Baumgartner and WHOI engineers hope to work toward a new solution that puts the existing hydrophone technology on wave gliders—surfboard-looking robots that could acoustically monitor a construction area around the clock to determine the position of animals passing by.
“The idea is that we could have an array of gliders moving around where there’s a lot of pile driving and construction activities going on and be able to pinpoint where an animal is in real time when it makes a sound,” he said. “Having this type of mobile array would be a better solution than locating animals from stationary buoys, since wind developers typically only spend a few days at any one site and then move on.”
A not-so-risky proposition
Offshore wind in the U.S. is moving fast, but Kirincich feels it’s still early enough in the game for developers to leverage the tools and know-how that ocean scientists bring to the table.

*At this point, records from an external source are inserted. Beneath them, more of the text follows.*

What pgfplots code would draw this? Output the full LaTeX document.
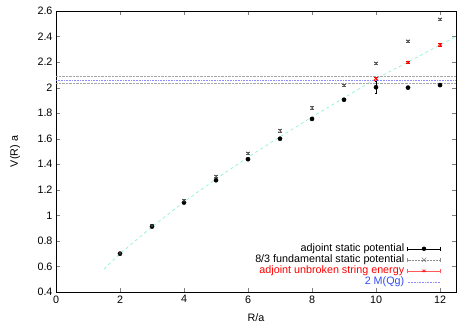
\documentclass[border=0pt]{standalone}
\usepackage{pgfplots}
\pgfplotsset{compat=1.18}
\usepackage{fontspec}
\setmainfont{Liberation Sans}
\definecolor{fitcyan}{rgb}{0.55,0.95,0.85}
\definecolor{bandgrey}{rgb}{0.65,0.65,0.65}
\definecolor{mqgblue}{rgb}{0.55,0.55,1.0}
\definecolor{textblue}{rgb}{0.2,0.3,0.95}

\begin{document}
\begin{tikzpicture}
\begin{axis}[
    scale only axis,
    width=400bp, height=281bp,
    xmin=0, xmax=12.5,
    ymin=0.4, ymax=2.6,
    xtick={0,2,...,12},
    ytick={0.4,0.6,...,2.6},
    yticklabel style={/pgf/number format/fixed,/pgf/number format/precision=1},
    /pgf/number format/assume math mode=true,
    tick label style={font=\fontsize{10.8}{12}\selectfont},
    label style={font=\fontsize{10.8}{12}\selectfont},
    xlabel={R/a}, ylabel={V(R) a},
    xlabel style={at={(axis description cs:0.5,0)}, anchor=center, yshift=-26bp},
    ylabel style={at={(axis description cs:0,0.5)}, anchor=center, yshift=41bp},
    tick align=inside,
    major tick length=4bp,
    axis line style={line width=0.6pt},
    legend style={at={(1,0)}, anchor=south east, xshift=-15bp, yshift=5bp,
        draw=none, fill=none, inner sep=0pt,
        font=\fontsize{10.8}{12}\selectfont, row sep=1bp, column sep=3bp,
        nodes={inner sep=0pt, text height=7.8bp, text depth=2.2bp}},
    legend cell align=right,
    legend plot pos=right,
]
% fit line
\addplot[fitcyan, dashed, line width=0.7pt, forget plot] coordinates {
    (1.5,0.58) (2,0.70) (3,0.91) (4,1.105) (5,1.285) (6,1.455) (7,1.615)
    (8,1.77) (9,1.92) (10,2.07) (11,2.20) (12,2.335) (12.5,2.40)
};
% 2 M(Qg) error band
\addplot[bandgrey, densely dotted, forget plot] coordinates {(0,2.088) (12.5,2.088)};
\addplot[bandgrey, densely dotted, forget plot] coordinates {(0,2.035) (12.5,2.035)};

\addplot[black, only marks, mark=*, mark size=2.1pt, forget plot,
    error bars/.cd, y dir=both, y explicit, error bar style={black, line width=0.6pt},
    error mark options={rotate=90, mark size=1.3pt}]
    coordinates {
    (2,0.700) +- (0,0.003)
    (3,0.912) +- (0,0.003)
    (4,1.100) +- (0,0.003)
    (5,1.275) +- (0,0.004)
    (6,1.440) +- (0,0.004)
    (7,1.600) +- (0,0.005)
    (8,1.755) +- (0,0.005)
    (9,1.905) +- (0,0.006)
    (10,2.003) +- (0,0.048)
    (11,2.000) +- (0,0.006)
    (12,2.020) +- (0,0.012)
};
\addlegendimage{legend image code/.code={
    \draw[black, line width=0.6pt] (0bp,0bp) -- (33bp,0bp);
    \draw[black, line width=0.6pt] (0bp,-2.2bp) -- (0bp,2.2bp) (33bp,-2.2bp) -- (33bp,2.2bp);
    \fill[black] (16.5bp,0bp) circle (2pt);}}
\addlegendentry{adjoint static potential}

\addplot[black!65, only marks, mark=x, mark size=2.2pt, forget plot,
    error bars/.cd, y dir=both, y explicit, error bar style={black!65},
    error mark options={rotate=90, mark size=2pt}]
    coordinates {
    (2,0.703) +- (0,0.01)
    (3,0.918) +- (0,0.01)
    (4,1.115) +- (0,0.01)
    (5,1.305) +- (0,0.01)
    (6,1.487) +- (0,0.01)
    (7,1.665) +- (0,0.01)
    (8,1.843) +- (0,0.01)
    (9,2.018) +- (0,0.01)
    (10,2.192) +- (0,0.01)
    (11,2.365) +- (0,0.01)
    (12,2.537) +- (0,0.01)
};
\addlegendimage{legend image code/.code={
    \draw[black!45, densely dotted, line width=0.5pt] (0bp,0bp) -- (33bp,0bp);
    \draw[black!45] (0bp,-2.2bp) -- (0bp,2.2bp) (33bp,-2.2bp) -- (33bp,2.2bp);
    \draw[black!65] (14.3bp,-2.2bp) -- (18.7bp,2.2bp) (14.3bp,2.2bp) -- (18.7bp,-2.2bp);}}
\addlegendentry{8/3 fundamental static potential}

\addplot[red, only marks, mark=asterisk, mark size=2.2pt, forget plot,
    error bars/.cd, y dir=both, y explicit, error bar style={red},
    error mark options={rotate=90, mark size=2pt}]
    coordinates {
    (10,2.070) +- (0,0.010)
    (11,2.200) +- (0,0.008)
    (12,2.335) +- (0,0.010)
};
\addlegendimage{legend image code/.code={
    \draw[red!65, line width=0.5pt] (0bp,0bp) -- (33bp,0bp);
    \draw[red!65] (0bp,-2.2bp) -- (0bp,2.2bp) (33bp,-2.2bp) -- (33bp,2.2bp);
    \draw[red] plot[mark=asterisk, mark size=2.2pt] coordinates {(16.5bp,0bp)};}}
\addlegendentry{\textcolor{red}{adjoint unbroken string energy}}

\addplot[mqgblue, densely dotted, line width=0.6pt, forget plot] coordinates {(0,2.060) (12.5,2.060)};
\addlegendimage{legend image code/.code={
    \draw[mqgblue, densely dotted, line width=0.6pt] (0bp,0bp) -- (33bp,0bp);}}
\addlegendentry{\textcolor{textblue}{2 M(Qg)}}
\end{axis}
\pgfresetboundingbox
\useasboundingbox ([shift={(-56bp,-41bp)}]current axis.south west) rectangle ([shift={(16bp,11bp)}]current axis.north east);
\end{tikzpicture}
\end{document}
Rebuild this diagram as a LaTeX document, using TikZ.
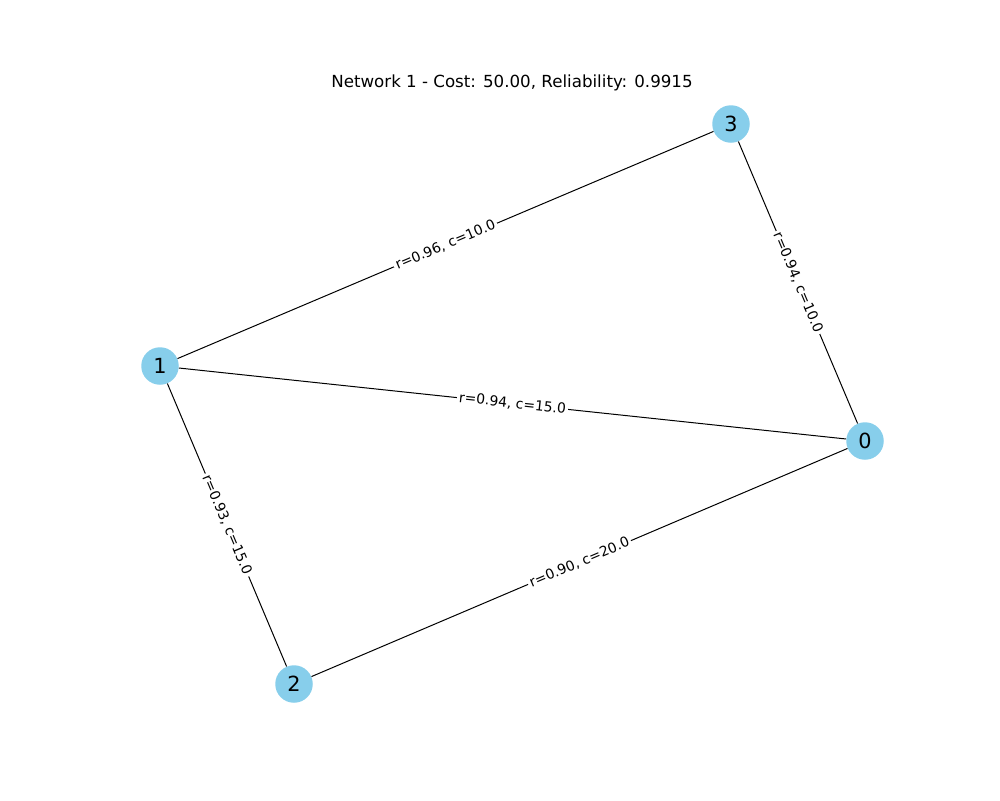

“Some of the traditional methods used in the offshore wind sector for measuring things like wind profiles and seabed strength tend to be antiquated and in need of advancement,” said Kirincich. “In many cases, the tools and methods we use every day to study the ocean could help fill some of these gaps.”
Ultimately, he hopes all the ocean expertise that scientists can bring to bear can be rolled into a more formalized infrastructure he refers to as an Ocean Test Bed. The idea is to establish a place where scientists and developers can work together to test existing tools and techniques against new ones, and from there, determine which ones should be put into practice on the industry side.
“We’re ocean scientists, not service providers,” he said. “But we’re objective proof-of-concept people, and if you want to do something new or hard in the ocean, we’re one of the few institutions that can do that.”
“If developers are open to working with us,” he added, “we can help the industry accelerate the deployment of offshore wind to help meet our energy needs in a responsible and economically viable way.”